# THE REQUEST:
Make an exact copy of the records, with the images left out.

# SUPPLIED INFORMATION:

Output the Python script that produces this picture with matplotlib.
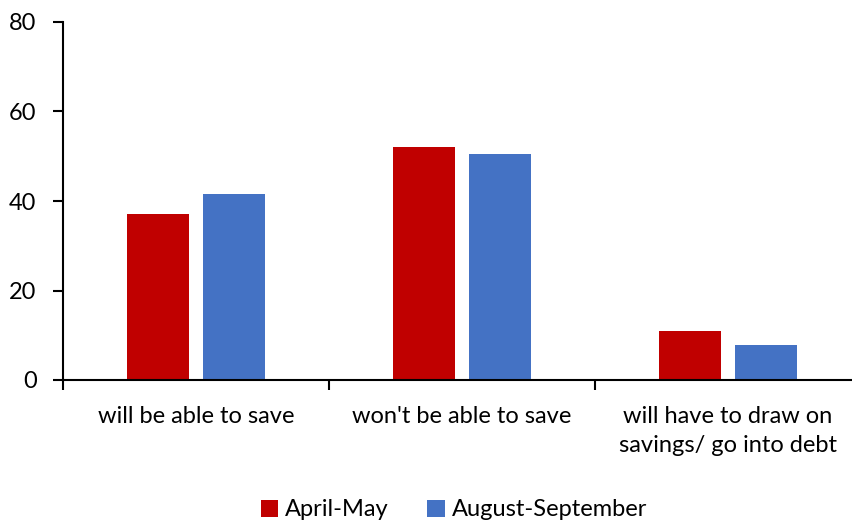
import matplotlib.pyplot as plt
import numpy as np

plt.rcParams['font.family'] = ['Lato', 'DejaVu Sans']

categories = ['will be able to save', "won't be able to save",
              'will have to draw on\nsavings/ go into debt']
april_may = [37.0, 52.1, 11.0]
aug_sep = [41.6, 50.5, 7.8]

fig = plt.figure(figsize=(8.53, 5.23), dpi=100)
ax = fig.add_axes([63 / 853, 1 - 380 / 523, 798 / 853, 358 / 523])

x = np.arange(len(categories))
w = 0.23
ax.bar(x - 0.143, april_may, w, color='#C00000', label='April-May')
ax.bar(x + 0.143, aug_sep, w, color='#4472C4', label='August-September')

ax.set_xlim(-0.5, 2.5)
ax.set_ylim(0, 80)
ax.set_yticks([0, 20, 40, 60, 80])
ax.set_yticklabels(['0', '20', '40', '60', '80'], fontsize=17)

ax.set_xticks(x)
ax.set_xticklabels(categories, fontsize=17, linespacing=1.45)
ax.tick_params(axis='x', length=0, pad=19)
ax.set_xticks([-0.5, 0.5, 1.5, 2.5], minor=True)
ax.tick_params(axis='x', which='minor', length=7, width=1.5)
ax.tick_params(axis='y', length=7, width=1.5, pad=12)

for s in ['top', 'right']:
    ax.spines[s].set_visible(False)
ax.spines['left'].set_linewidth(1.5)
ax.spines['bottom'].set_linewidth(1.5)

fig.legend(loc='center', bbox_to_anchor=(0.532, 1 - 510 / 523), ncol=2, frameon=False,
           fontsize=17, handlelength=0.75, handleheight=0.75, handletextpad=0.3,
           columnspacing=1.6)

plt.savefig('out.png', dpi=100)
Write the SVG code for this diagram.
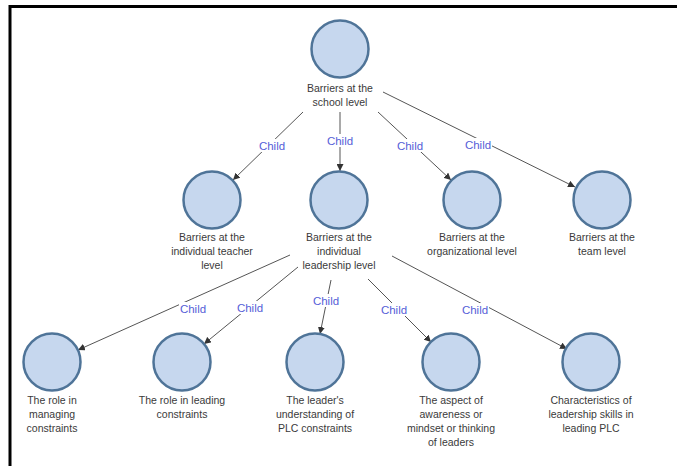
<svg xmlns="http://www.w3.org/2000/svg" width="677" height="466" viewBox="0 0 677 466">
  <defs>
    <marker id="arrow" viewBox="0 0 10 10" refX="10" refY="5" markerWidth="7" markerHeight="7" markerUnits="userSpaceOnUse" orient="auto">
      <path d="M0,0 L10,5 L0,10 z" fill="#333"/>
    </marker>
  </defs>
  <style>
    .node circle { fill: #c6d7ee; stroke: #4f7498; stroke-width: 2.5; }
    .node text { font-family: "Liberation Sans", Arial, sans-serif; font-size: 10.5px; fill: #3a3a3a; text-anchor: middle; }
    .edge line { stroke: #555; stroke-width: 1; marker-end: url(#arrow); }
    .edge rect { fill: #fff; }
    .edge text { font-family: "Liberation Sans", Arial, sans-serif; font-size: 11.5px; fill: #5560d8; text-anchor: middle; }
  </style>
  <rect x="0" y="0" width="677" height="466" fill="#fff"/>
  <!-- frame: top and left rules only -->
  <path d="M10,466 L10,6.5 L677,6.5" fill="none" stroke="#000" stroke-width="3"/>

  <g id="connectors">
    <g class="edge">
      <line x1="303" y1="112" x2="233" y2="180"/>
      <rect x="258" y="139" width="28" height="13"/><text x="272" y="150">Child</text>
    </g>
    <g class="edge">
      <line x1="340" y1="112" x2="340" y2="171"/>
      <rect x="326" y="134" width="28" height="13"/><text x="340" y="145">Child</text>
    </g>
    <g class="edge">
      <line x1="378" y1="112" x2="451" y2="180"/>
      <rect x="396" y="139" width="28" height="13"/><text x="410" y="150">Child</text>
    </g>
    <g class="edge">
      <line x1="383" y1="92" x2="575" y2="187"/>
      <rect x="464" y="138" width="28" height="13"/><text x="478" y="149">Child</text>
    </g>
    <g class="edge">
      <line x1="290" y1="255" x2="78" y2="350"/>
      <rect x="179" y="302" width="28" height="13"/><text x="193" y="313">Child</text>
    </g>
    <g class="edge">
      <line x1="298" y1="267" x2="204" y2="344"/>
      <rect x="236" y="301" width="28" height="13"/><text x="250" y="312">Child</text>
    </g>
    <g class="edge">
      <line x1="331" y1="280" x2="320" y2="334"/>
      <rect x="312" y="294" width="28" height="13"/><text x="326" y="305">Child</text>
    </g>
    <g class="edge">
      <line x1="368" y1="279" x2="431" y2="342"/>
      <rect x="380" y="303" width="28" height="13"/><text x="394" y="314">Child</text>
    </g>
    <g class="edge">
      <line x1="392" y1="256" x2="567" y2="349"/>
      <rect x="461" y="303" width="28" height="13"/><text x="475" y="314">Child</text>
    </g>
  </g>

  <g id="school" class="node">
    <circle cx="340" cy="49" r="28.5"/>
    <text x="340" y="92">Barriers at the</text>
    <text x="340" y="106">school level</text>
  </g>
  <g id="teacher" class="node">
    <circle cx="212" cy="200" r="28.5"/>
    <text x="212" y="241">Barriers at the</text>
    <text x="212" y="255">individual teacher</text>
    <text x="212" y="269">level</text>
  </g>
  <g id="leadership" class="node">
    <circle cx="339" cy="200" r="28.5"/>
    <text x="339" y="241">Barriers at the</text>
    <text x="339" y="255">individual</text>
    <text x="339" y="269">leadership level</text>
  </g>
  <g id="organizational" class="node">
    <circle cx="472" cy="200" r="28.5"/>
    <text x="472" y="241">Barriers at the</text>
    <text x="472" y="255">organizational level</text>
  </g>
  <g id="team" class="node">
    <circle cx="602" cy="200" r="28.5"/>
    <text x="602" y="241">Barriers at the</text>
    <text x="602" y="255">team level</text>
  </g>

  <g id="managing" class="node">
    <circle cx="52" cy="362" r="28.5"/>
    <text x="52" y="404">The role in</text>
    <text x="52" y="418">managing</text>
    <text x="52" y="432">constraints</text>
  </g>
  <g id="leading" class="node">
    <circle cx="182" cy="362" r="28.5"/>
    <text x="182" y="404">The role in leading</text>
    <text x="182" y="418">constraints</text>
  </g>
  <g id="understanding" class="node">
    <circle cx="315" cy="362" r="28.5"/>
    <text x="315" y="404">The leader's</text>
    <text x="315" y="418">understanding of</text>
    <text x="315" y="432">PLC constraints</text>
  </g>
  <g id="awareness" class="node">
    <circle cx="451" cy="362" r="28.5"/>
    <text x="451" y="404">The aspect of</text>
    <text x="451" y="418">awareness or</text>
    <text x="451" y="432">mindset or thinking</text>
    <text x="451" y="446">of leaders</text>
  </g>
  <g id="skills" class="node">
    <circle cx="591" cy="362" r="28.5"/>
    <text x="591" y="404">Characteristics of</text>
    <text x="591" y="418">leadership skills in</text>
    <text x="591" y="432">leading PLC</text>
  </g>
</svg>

# TASK SOLUTION:
Output the Python script that produces this picture with matplotlib.
import matplotlib.pyplot as plt
import numpy as np

plt.rcParams['font.family'] = ['Lato', 'DejaVu Sans']

categories = ['will be able to save', "won't be able to save",
              'will have to draw on\nsavings/ go into debt']
april_may = [37.0, 52.1, 11.0]
aug_sep = [41.6, 50.5, 7.8]

fig = plt.figure(figsize=(8.53, 5.23), dpi=100)
ax = fig.add_axes([63 / 853, 1 - 380 / 523, 798 / 853, 358 / 523])

x = np.arange(len(categories))
w = 0.23
ax.bar(x - 0.143, april_may, w, color='#C00000', label='April-May')
ax.bar(x + 0.143, aug_sep, w, color='#4472C4', label='August-September')

ax.set_xlim(-0.5, 2.5)
ax.set_ylim(0, 80)
ax.set_yticks([0, 20, 40, 60, 80])
ax.set_yticklabels(['0', '20', '40', '60', '80'], fontsize=17)

ax.set_xticks(x)
ax.set_xticklabels(categories, fontsize=17, linespacing=1.45)
ax.tick_params(axis='x', length=0, pad=19)
ax.set_xticks([-0.5, 0.5, 1.5, 2.5], minor=True)
ax.tick_params(axis='x', which='minor', length=7, width=1.5)
ax.tick_params(axis='y', length=7, width=1.5, pad=12)

for s in ['top', 'right']:
    ax.spines[s].set_visible(False)
ax.spines['left'].set_linewidth(1.5)
ax.spines['bottom'].set_linewidth(1.5)

fig.legend(loc='center', bbox_to_anchor=(0.532, 1 - 510 / 523), ncol=2, frameon=False,
           fontsize=17, handlelength=0.75, handleheight=0.75, handletextpad=0.3,
           columnspacing=1.6)

plt.savefig('out.png', dpi=100)
Write the SVG code for this diagram.
<svg xmlns="http://www.w3.org/2000/svg" width="677" height="466" viewBox="0 0 677 466">
  <defs>
    <marker id="arrow" viewBox="0 0 10 10" refX="10" refY="5" markerWidth="7" markerHeight="7" markerUnits="userSpaceOnUse" orient="auto">
      <path d="M0,0 L10,5 L0,10 z" fill="#333"/>
    </marker>
  </defs>
  <style>
    .node circle { fill: #c6d7ee; stroke: #4f7498; stroke-width: 2.5; }
    .node text { font-family: "Liberation Sans", Arial, sans-serif; font-size: 10.5px; fill: #3a3a3a; text-anchor: middle; }
    .edge line { stroke: #555; stroke-width: 1; marker-end: url(#arrow); }
    .edge rect { fill: #fff; }
    .edge text { font-family: "Liberation Sans", Arial, sans-serif; font-size: 11.5px; fill: #5560d8; text-anchor: middle; }
  </style>
  <rect x="0" y="0" width="677" height="466" fill="#fff"/>
  <!-- frame: top and left rules only -->
  <path d="M10,466 L10,6.5 L677,6.5" fill="none" stroke="#000" stroke-width="3"/>

  <g id="connectors">
    <g class="edge">
      <line x1="303" y1="112" x2="233" y2="180"/>
      <rect x="258" y="139" width="28" height="13"/><text x="272" y="150">Child</text>
    </g>
    <g class="edge">
      <line x1="340" y1="112" x2="340" y2="171"/>
      <rect x="326" y="134" width="28" height="13"/><text x="340" y="145">Child</text>
    </g>
    <g class="edge">
      <line x1="378" y1="112" x2="451" y2="180"/>
      <rect x="396" y="139" width="28" height="13"/><text x="410" y="150">Child</text>
    </g>
    <g class="edge">
      <line x1="383" y1="92" x2="575" y2="187"/>
      <rect x="464" y="138" width="28" height="13"/><text x="478" y="149">Child</text>
    </g>
    <g class="edge">
      <line x1="290" y1="255" x2="78" y2="350"/>
      <rect x="179" y="302" width="28" height="13"/><text x="193" y="313">Child</text>
    </g>
    <g class="edge">
      <line x1="298" y1="267" x2="204" y2="344"/>
      <rect x="236" y="301" width="28" height="13"/><text x="250" y="312">Child</text>
    </g>
    <g class="edge">
      <line x1="331" y1="280" x2="320" y2="334"/>
      <rect x="312" y="294" width="28" height="13"/><text x="326" y="305">Child</text>
    </g>
    <g class="edge">
      <line x1="368" y1="279" x2="431" y2="342"/>
      <rect x="380" y="303" width="28" height="13"/><text x="394" y="314">Child</text>
    </g>
    <g class="edge">
      <line x1="392" y1="256" x2="567" y2="349"/>
      <rect x="461" y="303" width="28" height="13"/><text x="475" y="314">Child</text>
    </g>
  </g>

  <g id="school" class="node">
    <circle cx="340" cy="49" r="28.5"/>
    <text x="340" y="92">Barriers at the</text>
    <text x="340" y="106">school level</text>
  </g>
  <g id="teacher" class="node">
    <circle cx="212" cy="200" r="28.5"/>
    <text x="212" y="241">Barriers at the</text>
    <text x="212" y="255">individual teacher</text>
    <text x="212" y="269">level</text>
  </g>
  <g id="leadership" class="node">
    <circle cx="339" cy="200" r="28.5"/>
    <text x="339" y="241">Barriers at the</text>
    <text x="339" y="255">individual</text>
    <text x="339" y="269">leadership level</text>
  </g>
  <g id="organizational" class="node">
    <circle cx="472" cy="200" r="28.5"/>
    <text x="472" y="241">Barriers at the</text>
    <text x="472" y="255">organizational level</text>
  </g>
  <g id="team" class="node">
    <circle cx="602" cy="200" r="28.5"/>
    <text x="602" y="241">Barriers at the</text>
    <text x="602" y="255">team level</text>
  </g>

  <g id="managing" class="node">
    <circle cx="52" cy="362" r="28.5"/>
    <text x="52" y="404">The role in</text>
    <text x="52" y="418">managing</text>
    <text x="52" y="432">constraints</text>
  </g>
  <g id="leading" class="node">
    <circle cx="182" cy="362" r="28.5"/>
    <text x="182" y="404">The role in leading</text>
    <text x="182" y="418">constraints</text>
  </g>
  <g id="understanding" class="node">
    <circle cx="315" cy="362" r="28.5"/>
    <text x="315" y="404">The leader's</text>
    <text x="315" y="418">understanding of</text>
    <text x="315" y="432">PLC constraints</text>
  </g>
  <g id="awareness" class="node">
    <circle cx="451" cy="362" r="28.5"/>
    <text x="451" y="404">The aspect of</text>
    <text x="451" y="418">awareness or</text>
    <text x="451" y="432">mindset or thinking</text>
    <text x="451" y="446">of leaders</text>
  </g>
  <g id="skills" class="node">
    <circle cx="591" cy="362" r="28.5"/>
    <text x="591" y="404">Characteristics of</text>
    <text x="591" y="418">leadership skills in</text>
    <text x="591" y="432">leading PLC</text>
  </g>
</svg>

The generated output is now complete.